Set task: Give every line again exactly as it appears, please, but not the pictures.

Data:
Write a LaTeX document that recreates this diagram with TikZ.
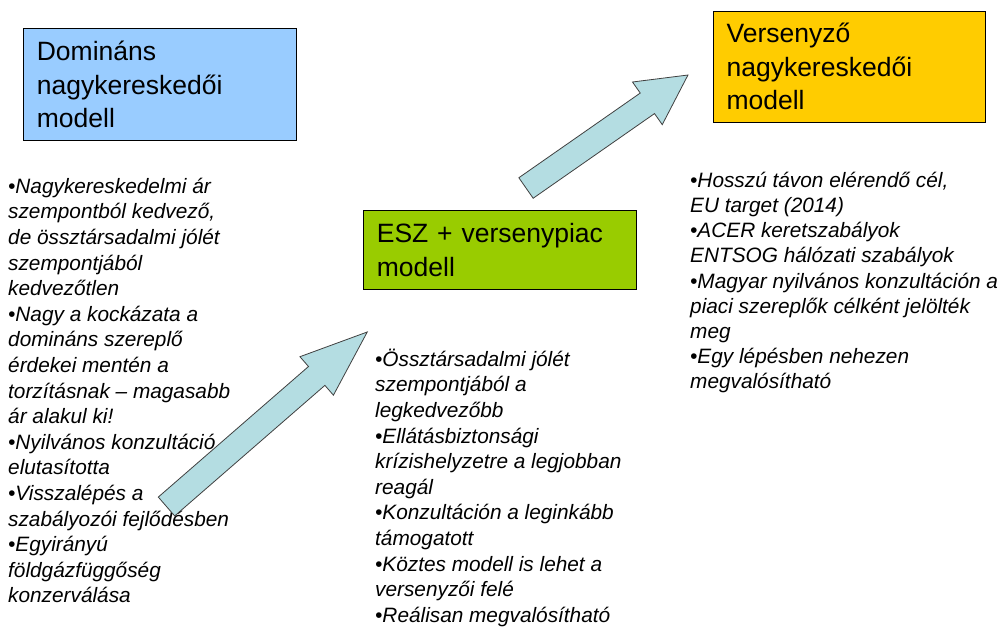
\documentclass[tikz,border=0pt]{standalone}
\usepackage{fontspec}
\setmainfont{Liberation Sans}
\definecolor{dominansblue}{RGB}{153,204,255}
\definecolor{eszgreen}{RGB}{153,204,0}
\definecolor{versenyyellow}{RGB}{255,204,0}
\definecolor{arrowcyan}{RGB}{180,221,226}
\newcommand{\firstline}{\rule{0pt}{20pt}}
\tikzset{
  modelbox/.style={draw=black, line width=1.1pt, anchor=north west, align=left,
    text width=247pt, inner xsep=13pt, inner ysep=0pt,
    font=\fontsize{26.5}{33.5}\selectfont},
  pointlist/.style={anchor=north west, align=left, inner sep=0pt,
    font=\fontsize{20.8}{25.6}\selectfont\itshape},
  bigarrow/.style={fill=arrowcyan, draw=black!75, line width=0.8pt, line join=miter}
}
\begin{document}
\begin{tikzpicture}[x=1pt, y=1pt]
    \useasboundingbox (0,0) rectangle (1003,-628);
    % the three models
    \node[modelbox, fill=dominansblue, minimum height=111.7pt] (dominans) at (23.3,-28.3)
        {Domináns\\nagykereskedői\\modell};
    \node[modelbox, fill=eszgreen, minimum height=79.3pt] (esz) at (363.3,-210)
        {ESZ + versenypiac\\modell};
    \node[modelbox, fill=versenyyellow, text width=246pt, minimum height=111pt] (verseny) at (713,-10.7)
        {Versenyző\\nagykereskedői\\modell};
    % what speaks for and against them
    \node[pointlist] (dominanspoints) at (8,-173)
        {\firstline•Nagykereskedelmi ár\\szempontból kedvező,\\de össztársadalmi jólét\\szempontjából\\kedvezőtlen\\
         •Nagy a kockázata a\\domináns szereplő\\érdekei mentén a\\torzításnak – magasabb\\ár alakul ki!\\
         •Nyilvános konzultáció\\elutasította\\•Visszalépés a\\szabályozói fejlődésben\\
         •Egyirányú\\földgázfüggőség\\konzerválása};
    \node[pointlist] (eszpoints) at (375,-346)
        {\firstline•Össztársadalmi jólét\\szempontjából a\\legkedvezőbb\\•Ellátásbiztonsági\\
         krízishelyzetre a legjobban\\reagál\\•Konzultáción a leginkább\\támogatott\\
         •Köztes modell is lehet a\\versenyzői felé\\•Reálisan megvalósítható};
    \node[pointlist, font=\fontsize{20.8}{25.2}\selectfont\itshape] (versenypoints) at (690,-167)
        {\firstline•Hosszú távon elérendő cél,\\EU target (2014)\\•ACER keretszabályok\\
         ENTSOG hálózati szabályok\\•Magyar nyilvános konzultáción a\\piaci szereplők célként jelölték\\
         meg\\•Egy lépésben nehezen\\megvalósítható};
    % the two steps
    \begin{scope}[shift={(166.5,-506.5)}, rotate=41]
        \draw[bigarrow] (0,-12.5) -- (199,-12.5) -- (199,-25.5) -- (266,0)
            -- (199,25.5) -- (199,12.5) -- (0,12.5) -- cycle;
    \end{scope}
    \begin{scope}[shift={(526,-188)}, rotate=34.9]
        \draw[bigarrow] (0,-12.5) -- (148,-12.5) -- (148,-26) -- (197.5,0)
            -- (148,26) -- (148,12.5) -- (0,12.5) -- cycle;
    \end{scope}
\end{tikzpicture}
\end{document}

Task answer:
Write a LaTeX document that recreates this diagram with TikZ.
\documentclass[tikz,border=0pt]{standalone}
\usepackage{fontspec}
\setmainfont{Liberation Sans}
\definecolor{dominansblue}{RGB}{153,204,255}
\definecolor{eszgreen}{RGB}{153,204,0}
\definecolor{versenyyellow}{RGB}{255,204,0}
\definecolor{arrowcyan}{RGB}{180,221,226}
\newcommand{\firstline}{\rule{0pt}{20pt}}
\tikzset{
  modelbox/.style={draw=black, line width=1.1pt, anchor=north west, align=left,
    text width=247pt, inner xsep=13pt, inner ysep=0pt,
    font=\fontsize{26.5}{33.5}\selectfont},
  pointlist/.style={anchor=north west, align=left, inner sep=0pt,
    font=\fontsize{20.8}{25.6}\selectfont\itshape},
  bigarrow/.style={fill=arrowcyan, draw=black!75, line width=0.8pt, line join=miter}
}
\begin{document}
\begin{tikzpicture}[x=1pt, y=1pt]
    \useasboundingbox (0,0) rectangle (1003,-628);
    % the three models
    \node[modelbox, fill=dominansblue, minimum height=111.7pt] (dominans) at (23.3,-28.3)
        {Domináns\\nagykereskedői\\modell};
    \node[modelbox, fill=eszgreen, minimum height=79.3pt] (esz) at (363.3,-210)
        {ESZ + versenypiac\\modell};
    \node[modelbox, fill=versenyyellow, text width=246pt, minimum height=111pt] (verseny) at (713,-10.7)
        {Versenyző\\nagykereskedői\\modell};
    % what speaks for and against them
    \node[pointlist] (dominanspoints) at (8,-173)
        {\firstline•Nagykereskedelmi ár\\szempontból kedvező,\\de össztársadalmi jólét\\szempontjából\\kedvezőtlen\\
         •Nagy a kockázata a\\domináns szereplő\\érdekei mentén a\\torzításnak – magasabb\\ár alakul ki!\\
         •Nyilvános konzultáció\\elutasította\\•Visszalépés a\\szabályozói fejlődésben\\
         •Egyirányú\\földgázfüggőség\\konzerválása};
    \node[pointlist] (eszpoints) at (375,-346)
        {\firstline•Össztársadalmi jólét\\szempontjából a\\legkedvezőbb\\•Ellátásbiztonsági\\
         krízishelyzetre a legjobban\\reagál\\•Konzultáción a leginkább\\támogatott\\
         •Köztes modell is lehet a\\versenyzői felé\\•Reálisan megvalósítható};
    \node[pointlist, font=\fontsize{20.8}{25.2}\selectfont\itshape] (versenypoints) at (690,-167)
        {\firstline•Hosszú távon elérendő cél,\\EU target (2014)\\•ACER keretszabályok\\
         ENTSOG hálózati szabályok\\•Magyar nyilvános konzultáción a\\piaci szereplők célként jelölték\\
         meg\\•Egy lépésben nehezen\\megvalósítható};
    % the two steps
    \begin{scope}[shift={(166.5,-506.5)}, rotate=41]
        \draw[bigarrow] (0,-12.5) -- (199,-12.5) -- (199,-25.5) -- (266,0)
            -- (199,25.5) -- (199,12.5) -- (0,12.5) -- cycle;
    \end{scope}
    \begin{scope}[shift={(526,-188)}, rotate=34.9]
        \draw[bigarrow] (0,-12.5) -- (148,-12.5) -- (148,-26) -- (197.5,0)
            -- (148,26) -- (148,12.5) -- (0,12.5) -- cycle;
    \end{scope}
\end{tikzpicture}
\end{document}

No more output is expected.